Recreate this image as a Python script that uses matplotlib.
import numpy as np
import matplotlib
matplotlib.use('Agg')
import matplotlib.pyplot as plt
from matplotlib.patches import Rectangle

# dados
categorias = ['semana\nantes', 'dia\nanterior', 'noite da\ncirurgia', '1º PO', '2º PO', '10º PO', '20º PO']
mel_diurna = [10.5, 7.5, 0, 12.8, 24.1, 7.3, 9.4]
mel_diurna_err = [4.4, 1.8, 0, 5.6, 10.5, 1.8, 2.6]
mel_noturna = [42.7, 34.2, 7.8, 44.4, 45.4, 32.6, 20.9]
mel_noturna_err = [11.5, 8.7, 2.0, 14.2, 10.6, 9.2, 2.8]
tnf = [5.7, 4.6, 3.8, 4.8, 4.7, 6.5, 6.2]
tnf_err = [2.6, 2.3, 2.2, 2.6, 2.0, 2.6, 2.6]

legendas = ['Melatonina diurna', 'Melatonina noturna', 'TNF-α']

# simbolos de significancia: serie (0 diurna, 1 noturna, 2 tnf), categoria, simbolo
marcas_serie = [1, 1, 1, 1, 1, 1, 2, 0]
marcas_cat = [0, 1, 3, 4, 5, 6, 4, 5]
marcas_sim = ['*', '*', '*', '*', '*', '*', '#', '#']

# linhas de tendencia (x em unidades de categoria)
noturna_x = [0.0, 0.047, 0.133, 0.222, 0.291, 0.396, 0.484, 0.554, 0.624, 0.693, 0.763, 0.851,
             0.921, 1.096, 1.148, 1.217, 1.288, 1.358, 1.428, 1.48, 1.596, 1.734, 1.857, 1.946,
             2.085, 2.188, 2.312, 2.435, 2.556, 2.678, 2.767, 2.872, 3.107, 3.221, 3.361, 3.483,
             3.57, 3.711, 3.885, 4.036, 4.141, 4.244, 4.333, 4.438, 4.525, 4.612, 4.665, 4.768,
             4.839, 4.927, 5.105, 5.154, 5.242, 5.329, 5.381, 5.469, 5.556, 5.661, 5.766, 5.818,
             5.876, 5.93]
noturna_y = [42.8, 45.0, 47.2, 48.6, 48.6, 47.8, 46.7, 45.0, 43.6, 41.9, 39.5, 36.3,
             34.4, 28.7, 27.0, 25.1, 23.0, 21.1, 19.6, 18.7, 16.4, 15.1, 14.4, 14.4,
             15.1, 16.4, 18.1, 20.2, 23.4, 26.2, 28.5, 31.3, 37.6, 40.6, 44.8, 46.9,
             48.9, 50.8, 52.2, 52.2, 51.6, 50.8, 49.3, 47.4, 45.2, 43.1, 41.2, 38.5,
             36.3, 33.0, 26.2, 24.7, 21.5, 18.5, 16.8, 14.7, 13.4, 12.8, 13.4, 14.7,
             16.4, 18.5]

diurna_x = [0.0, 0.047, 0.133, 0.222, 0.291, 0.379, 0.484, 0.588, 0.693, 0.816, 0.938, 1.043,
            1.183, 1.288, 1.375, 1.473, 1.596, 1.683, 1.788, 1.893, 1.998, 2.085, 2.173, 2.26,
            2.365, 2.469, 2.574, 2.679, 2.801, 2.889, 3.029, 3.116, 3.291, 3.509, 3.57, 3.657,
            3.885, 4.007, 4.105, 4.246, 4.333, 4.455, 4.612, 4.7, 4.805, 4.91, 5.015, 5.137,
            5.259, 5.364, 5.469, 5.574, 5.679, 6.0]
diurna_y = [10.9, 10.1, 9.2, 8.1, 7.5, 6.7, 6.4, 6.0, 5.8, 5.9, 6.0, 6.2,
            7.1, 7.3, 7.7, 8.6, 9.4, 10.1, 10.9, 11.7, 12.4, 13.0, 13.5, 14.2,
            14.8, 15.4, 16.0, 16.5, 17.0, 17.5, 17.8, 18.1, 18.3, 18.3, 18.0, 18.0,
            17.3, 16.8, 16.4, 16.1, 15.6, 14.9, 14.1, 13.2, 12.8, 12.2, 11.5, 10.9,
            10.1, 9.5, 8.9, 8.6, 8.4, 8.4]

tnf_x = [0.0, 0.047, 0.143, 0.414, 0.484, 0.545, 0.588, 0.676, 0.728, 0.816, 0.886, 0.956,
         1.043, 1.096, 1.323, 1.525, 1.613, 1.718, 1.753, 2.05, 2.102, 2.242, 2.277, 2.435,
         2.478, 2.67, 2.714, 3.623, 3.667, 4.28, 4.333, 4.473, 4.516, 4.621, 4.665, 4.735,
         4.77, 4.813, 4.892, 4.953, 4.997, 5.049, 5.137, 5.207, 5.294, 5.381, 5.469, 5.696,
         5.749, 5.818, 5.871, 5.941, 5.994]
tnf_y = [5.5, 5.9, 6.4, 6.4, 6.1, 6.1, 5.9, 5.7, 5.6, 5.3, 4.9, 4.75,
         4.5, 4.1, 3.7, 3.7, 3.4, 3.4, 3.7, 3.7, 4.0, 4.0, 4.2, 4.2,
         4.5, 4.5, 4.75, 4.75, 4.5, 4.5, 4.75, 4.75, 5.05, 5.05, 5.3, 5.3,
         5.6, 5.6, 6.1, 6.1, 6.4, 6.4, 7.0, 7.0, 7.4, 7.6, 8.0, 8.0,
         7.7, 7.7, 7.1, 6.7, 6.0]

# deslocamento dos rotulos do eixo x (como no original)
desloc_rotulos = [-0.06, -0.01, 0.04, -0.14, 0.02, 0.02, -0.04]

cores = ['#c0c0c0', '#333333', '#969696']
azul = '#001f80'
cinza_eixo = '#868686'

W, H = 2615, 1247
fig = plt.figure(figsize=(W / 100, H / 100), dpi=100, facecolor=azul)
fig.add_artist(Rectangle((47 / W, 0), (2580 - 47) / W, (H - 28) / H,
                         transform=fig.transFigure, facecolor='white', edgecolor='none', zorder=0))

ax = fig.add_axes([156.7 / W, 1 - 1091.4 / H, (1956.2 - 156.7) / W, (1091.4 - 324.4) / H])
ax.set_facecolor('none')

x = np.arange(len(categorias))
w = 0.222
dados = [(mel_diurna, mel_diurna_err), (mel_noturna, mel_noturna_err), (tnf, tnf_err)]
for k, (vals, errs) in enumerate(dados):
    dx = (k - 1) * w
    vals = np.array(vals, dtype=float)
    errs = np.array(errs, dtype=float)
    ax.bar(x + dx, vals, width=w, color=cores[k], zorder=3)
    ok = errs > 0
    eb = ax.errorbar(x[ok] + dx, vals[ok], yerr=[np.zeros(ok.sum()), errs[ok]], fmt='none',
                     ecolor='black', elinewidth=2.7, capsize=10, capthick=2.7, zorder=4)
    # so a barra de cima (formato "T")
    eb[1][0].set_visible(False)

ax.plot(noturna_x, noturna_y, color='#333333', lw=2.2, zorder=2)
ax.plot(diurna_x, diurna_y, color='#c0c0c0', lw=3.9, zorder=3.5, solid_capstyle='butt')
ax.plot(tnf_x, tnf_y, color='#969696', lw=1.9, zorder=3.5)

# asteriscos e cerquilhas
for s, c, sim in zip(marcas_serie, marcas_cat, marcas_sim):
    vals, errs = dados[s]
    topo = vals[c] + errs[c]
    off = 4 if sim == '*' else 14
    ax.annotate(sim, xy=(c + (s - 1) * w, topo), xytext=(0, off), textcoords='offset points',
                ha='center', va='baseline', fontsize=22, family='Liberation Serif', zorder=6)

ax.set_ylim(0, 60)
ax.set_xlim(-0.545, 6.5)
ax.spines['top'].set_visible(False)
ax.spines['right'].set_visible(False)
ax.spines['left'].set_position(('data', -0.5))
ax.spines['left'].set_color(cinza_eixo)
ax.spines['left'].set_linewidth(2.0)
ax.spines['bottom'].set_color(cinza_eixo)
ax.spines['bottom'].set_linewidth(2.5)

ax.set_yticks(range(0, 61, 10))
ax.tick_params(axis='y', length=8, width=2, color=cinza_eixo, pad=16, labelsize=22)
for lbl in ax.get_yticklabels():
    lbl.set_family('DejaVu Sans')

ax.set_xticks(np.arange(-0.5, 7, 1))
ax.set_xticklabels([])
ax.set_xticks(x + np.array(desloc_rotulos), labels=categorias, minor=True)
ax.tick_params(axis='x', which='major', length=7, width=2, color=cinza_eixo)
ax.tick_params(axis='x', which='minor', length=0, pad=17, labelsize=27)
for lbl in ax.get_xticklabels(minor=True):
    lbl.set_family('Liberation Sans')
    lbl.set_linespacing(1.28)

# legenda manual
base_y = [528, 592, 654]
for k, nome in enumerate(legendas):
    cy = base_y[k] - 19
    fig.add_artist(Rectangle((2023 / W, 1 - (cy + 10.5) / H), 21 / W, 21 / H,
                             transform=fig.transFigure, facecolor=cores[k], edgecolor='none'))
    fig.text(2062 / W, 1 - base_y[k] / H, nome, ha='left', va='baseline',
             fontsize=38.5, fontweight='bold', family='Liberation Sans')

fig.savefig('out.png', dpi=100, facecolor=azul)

---

▸ **Instructions for the task**: Please print the material above exactly as it appears, from its first line through the line containing "marcas_sim = ['*', '*', '*', '*', '*', '*', '#', '#']", inclusive, and stop there.

▸ **Exercise answer**:
Recreate this image as a Python script that uses matplotlib.
import numpy as np
import matplotlib
matplotlib.use('Agg')
import matplotlib.pyplot as plt
from matplotlib.patches import Rectangle

# dados
categorias = ['semana\nantes', 'dia\nanterior', 'noite da\ncirurgia', '1º PO', '2º PO', '10º PO', '20º PO']
mel_diurna = [10.5, 7.5, 0, 12.8, 24.1, 7.3, 9.4]
mel_diurna_err = [4.4, 1.8, 0, 5.6, 10.5, 1.8, 2.6]
mel_noturna = [42.7, 34.2, 7.8, 44.4, 45.4, 32.6, 20.9]
mel_noturna_err = [11.5, 8.7, 2.0, 14.2, 10.6, 9.2, 2.8]
tnf = [5.7, 4.6, 3.8, 4.8, 4.7, 6.5, 6.2]
tnf_err = [2.6, 2.3, 2.2, 2.6, 2.0, 2.6, 2.6]

legendas = ['Melatonina diurna', 'Melatonina noturna', 'TNF-α']

# simbolos de significancia: serie (0 diurna, 1 noturna, 2 tnf), categoria, simbolo
marcas_serie = [1, 1, 1, 1, 1, 1, 2, 0]
marcas_cat = [0, 1, 3, 4, 5, 6, 4, 5]
marcas_sim = ['*', '*', '*', '*', '*', '*', '#', '#']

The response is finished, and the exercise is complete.